» Brief
Starting at the first line of the data, please print exactly those lines through the one that holds "ctx.fillRect(x0, y0, W - x0, H - y0);", omitting every picture.

» Supplied material

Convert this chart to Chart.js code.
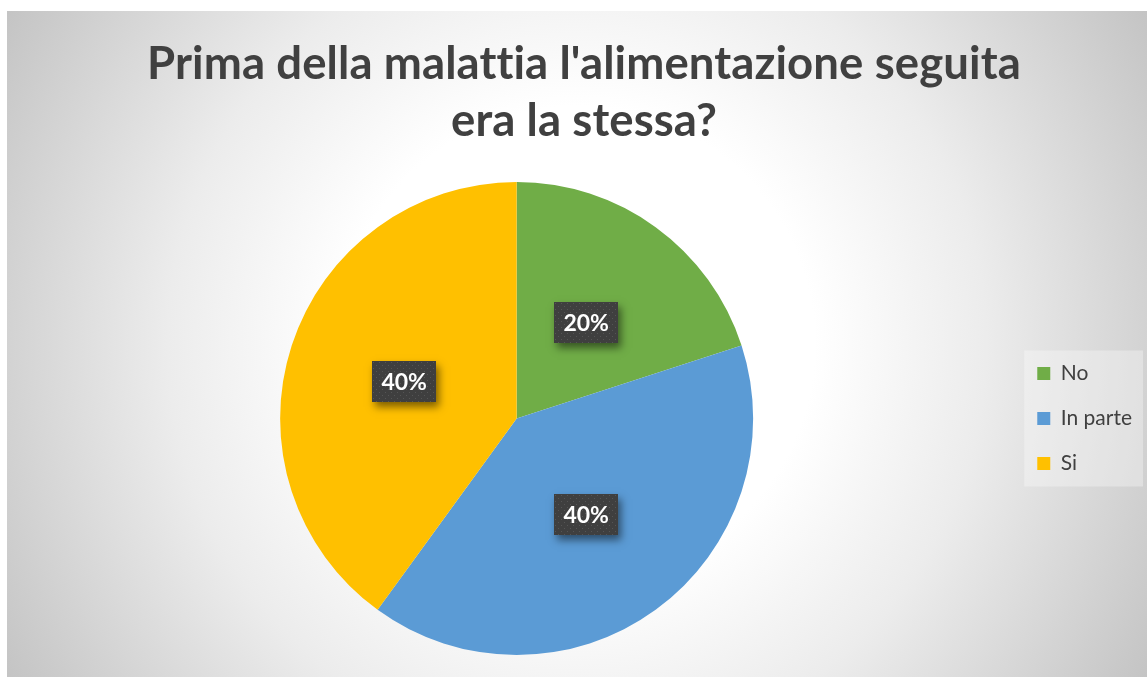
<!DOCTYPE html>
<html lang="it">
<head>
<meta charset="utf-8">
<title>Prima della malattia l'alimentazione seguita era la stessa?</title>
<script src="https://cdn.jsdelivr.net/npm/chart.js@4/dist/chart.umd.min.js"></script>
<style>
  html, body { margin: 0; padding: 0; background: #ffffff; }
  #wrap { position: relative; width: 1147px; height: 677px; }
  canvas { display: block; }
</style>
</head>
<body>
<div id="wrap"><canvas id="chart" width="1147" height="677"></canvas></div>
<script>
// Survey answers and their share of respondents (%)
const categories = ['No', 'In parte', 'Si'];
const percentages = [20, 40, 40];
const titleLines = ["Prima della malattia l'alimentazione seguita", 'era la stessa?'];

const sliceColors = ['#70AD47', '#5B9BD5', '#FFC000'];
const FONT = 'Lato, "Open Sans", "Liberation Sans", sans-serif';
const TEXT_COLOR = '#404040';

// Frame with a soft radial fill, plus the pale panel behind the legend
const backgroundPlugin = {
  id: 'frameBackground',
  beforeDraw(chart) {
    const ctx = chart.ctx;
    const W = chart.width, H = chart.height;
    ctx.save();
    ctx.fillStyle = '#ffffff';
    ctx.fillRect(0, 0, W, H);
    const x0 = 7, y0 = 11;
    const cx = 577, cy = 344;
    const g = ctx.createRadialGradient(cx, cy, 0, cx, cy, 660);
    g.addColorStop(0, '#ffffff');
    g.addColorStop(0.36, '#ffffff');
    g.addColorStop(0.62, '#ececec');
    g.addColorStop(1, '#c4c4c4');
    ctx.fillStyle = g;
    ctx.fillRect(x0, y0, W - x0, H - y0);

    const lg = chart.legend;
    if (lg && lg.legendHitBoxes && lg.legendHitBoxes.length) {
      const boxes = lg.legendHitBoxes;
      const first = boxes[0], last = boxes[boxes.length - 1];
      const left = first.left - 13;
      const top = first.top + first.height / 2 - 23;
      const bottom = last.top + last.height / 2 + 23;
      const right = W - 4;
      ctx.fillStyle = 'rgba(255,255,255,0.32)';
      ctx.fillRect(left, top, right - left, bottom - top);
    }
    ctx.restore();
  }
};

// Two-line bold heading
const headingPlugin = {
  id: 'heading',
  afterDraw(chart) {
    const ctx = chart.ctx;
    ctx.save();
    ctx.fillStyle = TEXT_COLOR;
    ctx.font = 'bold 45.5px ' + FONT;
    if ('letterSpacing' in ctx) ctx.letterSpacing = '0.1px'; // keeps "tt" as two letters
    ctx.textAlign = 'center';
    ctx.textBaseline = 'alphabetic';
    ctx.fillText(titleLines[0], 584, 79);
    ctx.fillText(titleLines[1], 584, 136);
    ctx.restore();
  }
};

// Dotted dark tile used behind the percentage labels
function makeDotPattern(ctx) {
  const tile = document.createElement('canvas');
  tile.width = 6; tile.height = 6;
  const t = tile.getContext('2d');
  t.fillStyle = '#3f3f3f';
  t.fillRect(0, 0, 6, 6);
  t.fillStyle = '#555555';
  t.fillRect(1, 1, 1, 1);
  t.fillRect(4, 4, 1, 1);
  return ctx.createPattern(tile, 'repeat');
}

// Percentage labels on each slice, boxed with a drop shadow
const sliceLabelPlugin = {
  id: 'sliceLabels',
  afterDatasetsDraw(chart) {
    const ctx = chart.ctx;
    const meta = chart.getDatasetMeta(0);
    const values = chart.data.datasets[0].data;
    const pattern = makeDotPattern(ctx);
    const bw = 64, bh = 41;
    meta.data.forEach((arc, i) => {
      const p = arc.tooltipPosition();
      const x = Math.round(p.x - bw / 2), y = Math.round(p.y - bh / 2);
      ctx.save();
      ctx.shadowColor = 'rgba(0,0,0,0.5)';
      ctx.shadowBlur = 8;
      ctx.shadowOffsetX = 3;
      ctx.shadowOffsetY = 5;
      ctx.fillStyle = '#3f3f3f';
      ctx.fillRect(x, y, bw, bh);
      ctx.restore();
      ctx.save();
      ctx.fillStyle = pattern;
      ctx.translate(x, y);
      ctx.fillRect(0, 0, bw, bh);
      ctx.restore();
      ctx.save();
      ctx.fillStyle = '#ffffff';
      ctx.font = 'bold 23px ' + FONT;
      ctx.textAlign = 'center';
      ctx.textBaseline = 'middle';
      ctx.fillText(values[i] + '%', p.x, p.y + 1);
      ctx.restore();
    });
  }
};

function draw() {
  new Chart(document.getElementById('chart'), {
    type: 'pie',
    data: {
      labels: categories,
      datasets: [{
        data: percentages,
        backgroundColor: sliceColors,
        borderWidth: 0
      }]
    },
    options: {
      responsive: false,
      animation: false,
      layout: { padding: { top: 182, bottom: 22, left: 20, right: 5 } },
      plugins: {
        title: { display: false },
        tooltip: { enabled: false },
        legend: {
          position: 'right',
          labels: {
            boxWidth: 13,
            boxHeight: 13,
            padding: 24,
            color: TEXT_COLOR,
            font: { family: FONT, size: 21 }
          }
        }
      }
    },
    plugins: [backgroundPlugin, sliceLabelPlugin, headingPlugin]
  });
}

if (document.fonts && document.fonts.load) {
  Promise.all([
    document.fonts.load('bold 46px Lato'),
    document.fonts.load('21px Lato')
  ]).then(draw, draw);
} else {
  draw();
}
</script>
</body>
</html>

» In response
Convert this chart to Chart.js code.
<!DOCTYPE html>
<html lang="it">
<head>
<meta charset="utf-8">
<title>Prima della malattia l'alimentazione seguita era la stessa?</title>
<script src="https://cdn.jsdelivr.net/npm/chart.js@4/dist/chart.umd.min.js"></script>
<style>
  html, body { margin: 0; padding: 0; background: #ffffff; }
  #wrap { position: relative; width: 1147px; height: 677px; }
  canvas { display: block; }
</style>
</head>
<body>
<div id="wrap"><canvas id="chart" width="1147" height="677"></canvas></div>
<script>
// Survey answers and their share of respondents (%)
const categories = ['No', 'In parte', 'Si'];
const percentages = [20, 40, 40];
const titleLines = ["Prima della malattia l'alimentazione seguita", 'era la stessa?'];

const sliceColors = ['#70AD47', '#5B9BD5', '#FFC000'];
const FONT = 'Lato, "Open Sans", "Liberation Sans", sans-serif';
const TEXT_COLOR = '#404040';

// Frame with a soft radial fill, plus the pale panel behind the legend
const backgroundPlugin = {
  id: 'frameBackground',
  beforeDraw(chart) {
    const ctx = chart.ctx;
    const W = chart.width, H = chart.height;
    ctx.save();
    ctx.fillStyle = '#ffffff';
    ctx.fillRect(0, 0, W, H);
    const x0 = 7, y0 = 11;
    const cx = 577, cy = 344;
    const g = ctx.createRadialGradient(cx, cy, 0, cx, cy, 660);
    g.addColorStop(0, '#ffffff');
    g.addColorStop(0.36, '#ffffff');
    g.addColorStop(0.62, '#ececec');
    g.addColorStop(1, '#c4c4c4');
    ctx.fillStyle = g;
    ctx.fillRect(x0, y0, W - x0, H - y0);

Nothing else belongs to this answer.